I was hoping to do a sally struthers parody here for a foundation that aids those deprived of basic legal knowledge, but couldn’t find a suitable save the children transcript, so screw it.
Everybody…
I must confess I am not a lawyer.
This is in my opinion, not a bad thing. At least I have a slightly better chance of getting into heaven than the camel stuck with his ass in a needle eye.
But it always helps to listen to a good one speak.
Please take the time to read through this interview with the link below.
If initially a window pops up, x out to the interview.
It makes me a little more clear on the government moves with these bankruptcies.
But even IF the deals are all legal, although odd, it all comes down to what RF tried to explain in his TV discussion:
Nothing matters IF you are NOT building cars that the public wants.

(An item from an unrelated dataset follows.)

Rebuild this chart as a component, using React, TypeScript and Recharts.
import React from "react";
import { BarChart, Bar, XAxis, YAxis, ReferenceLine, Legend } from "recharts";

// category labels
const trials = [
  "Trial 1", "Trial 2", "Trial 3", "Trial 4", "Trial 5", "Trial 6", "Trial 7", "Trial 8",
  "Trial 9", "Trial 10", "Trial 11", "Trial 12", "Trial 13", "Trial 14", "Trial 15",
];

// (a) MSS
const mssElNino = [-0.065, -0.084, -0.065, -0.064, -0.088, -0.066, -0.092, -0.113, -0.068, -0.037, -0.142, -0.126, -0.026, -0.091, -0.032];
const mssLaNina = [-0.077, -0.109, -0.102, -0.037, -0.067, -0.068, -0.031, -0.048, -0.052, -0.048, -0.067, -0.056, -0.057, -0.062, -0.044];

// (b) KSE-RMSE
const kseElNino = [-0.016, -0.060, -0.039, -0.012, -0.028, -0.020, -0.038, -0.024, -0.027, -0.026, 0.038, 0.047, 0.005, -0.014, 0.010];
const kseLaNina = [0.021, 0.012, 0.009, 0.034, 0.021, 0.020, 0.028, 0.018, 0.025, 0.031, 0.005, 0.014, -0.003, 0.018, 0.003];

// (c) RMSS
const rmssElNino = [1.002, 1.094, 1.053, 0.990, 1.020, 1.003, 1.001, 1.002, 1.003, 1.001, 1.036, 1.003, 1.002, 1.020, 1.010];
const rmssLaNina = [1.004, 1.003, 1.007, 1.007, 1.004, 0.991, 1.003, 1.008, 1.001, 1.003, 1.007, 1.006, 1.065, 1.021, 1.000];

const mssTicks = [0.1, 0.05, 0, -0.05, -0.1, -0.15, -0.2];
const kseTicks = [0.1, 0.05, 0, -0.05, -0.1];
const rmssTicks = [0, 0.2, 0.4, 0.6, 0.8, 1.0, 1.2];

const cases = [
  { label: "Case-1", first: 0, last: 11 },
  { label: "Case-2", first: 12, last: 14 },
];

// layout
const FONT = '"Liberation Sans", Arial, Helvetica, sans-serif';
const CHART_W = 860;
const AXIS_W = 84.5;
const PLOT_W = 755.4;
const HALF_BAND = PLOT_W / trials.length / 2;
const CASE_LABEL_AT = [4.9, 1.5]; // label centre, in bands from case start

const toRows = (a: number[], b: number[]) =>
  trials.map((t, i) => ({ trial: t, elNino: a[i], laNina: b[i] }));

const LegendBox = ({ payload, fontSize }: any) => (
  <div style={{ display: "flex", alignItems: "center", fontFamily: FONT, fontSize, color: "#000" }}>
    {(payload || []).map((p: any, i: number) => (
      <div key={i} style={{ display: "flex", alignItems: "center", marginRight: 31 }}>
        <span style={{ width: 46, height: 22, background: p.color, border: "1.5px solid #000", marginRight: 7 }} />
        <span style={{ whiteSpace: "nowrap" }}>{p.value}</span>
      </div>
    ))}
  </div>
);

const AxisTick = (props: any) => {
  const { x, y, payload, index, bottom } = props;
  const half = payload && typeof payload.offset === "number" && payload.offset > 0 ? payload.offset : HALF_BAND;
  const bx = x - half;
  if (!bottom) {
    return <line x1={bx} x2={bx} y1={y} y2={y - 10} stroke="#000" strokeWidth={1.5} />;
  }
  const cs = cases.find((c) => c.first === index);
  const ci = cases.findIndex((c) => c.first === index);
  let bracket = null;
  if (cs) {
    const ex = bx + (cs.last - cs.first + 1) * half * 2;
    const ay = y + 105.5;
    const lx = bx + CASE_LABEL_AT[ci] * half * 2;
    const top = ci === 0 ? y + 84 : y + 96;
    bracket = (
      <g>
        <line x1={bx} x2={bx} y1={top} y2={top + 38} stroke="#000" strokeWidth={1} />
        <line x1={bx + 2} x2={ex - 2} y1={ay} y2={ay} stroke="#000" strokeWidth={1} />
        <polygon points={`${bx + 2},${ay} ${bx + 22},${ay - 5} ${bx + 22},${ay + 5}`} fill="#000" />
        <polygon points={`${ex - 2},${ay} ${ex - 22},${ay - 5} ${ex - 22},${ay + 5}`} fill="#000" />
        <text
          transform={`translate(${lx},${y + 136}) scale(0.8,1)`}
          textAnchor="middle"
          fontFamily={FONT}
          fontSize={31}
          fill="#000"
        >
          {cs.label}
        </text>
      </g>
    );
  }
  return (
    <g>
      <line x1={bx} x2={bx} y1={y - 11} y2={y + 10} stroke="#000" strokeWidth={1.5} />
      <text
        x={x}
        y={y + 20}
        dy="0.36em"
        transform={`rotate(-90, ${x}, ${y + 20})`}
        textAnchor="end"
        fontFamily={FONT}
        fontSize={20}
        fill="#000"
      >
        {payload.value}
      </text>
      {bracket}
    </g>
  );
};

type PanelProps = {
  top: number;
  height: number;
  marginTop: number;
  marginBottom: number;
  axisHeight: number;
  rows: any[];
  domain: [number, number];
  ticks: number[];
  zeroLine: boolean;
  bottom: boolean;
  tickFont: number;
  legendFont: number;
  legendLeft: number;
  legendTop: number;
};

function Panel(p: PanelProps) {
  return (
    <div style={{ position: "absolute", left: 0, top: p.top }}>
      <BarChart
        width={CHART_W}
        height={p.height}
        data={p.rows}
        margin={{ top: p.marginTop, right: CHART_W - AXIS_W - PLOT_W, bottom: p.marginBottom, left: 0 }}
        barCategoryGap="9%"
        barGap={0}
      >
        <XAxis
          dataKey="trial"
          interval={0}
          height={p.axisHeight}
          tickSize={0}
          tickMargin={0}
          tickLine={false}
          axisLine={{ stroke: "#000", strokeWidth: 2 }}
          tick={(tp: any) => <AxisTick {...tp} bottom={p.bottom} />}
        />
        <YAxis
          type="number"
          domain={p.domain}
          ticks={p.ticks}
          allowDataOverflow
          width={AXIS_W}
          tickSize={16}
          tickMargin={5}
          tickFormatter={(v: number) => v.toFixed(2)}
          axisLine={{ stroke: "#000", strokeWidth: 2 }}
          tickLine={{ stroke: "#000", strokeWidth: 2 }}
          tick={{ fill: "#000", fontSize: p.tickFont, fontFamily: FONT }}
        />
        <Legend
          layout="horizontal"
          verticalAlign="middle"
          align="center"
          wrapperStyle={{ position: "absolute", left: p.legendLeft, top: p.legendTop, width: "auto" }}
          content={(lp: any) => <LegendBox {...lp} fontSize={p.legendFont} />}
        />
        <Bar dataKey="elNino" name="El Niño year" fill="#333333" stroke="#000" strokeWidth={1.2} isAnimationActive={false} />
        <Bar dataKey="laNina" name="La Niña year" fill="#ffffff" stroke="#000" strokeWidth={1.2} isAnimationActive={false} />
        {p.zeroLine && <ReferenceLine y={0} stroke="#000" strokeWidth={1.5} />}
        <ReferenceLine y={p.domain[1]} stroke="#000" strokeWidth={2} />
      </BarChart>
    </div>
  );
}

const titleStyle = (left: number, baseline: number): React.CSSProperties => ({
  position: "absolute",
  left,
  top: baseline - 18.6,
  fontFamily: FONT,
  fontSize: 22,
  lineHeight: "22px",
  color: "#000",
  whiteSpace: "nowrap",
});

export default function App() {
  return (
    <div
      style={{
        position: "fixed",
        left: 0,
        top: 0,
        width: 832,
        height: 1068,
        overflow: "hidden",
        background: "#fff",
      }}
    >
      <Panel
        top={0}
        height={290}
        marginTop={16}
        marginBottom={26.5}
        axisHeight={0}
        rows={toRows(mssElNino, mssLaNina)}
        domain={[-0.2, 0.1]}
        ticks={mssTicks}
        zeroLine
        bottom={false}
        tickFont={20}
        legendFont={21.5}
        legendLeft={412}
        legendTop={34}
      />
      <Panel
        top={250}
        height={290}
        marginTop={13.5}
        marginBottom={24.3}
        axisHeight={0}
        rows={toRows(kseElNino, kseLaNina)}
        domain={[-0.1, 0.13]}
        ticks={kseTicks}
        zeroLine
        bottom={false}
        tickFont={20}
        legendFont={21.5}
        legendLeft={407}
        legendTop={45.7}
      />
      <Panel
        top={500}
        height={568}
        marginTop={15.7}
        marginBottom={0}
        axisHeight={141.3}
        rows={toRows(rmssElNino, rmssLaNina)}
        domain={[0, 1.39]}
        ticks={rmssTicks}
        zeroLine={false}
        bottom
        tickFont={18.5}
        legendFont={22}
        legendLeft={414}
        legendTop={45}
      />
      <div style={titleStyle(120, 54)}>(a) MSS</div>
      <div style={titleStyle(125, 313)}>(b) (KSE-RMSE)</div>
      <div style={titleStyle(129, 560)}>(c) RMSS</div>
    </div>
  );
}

There is NOTHING in the big plan that gives me confidance the NEW GM or the NEW C will present to a buying public anything worth purchasing.
Everything invested will be lost without a good desireable car to sell.
PLEASE read through…
http://www.salon.com/tech/htww/feature/2009/05/23/fun_with_bankruptcy_law/
Another factor that makes a sham sale likely is when only one party is allowed to bid on the assets, like in the politically structured deal we had.
That’s factually inaccurate. The judge ordered an auction.
The lack of bidders at that auction is indicative of the absence of a sham sale. A sham sale suggests an effort to underpay for the assets in order to harm the creditors. But without anyone else expressing interest in the purchase, it’s rather tough to argue that the value was too low. Apparently, nobody else was interested in paying $2 billion for Chrysler’s assets.
That’s not surprising. Net net, Cerberus didn’t pay much for the company, and that was at a point when Chrysler was selling more units. Daimler happily dumped it at a loss, given the weakness of the operations. This deal makes sense for Fiat, but it doesn’t make much sense for many other parties, and apparently doesn’t make sense for anyone at that price point.
The bondholders had a rotten case, and they knew it. Accept it for what it is; they made loans to a bad business, and got paid less than par because they made those choices. That’s how the real world works.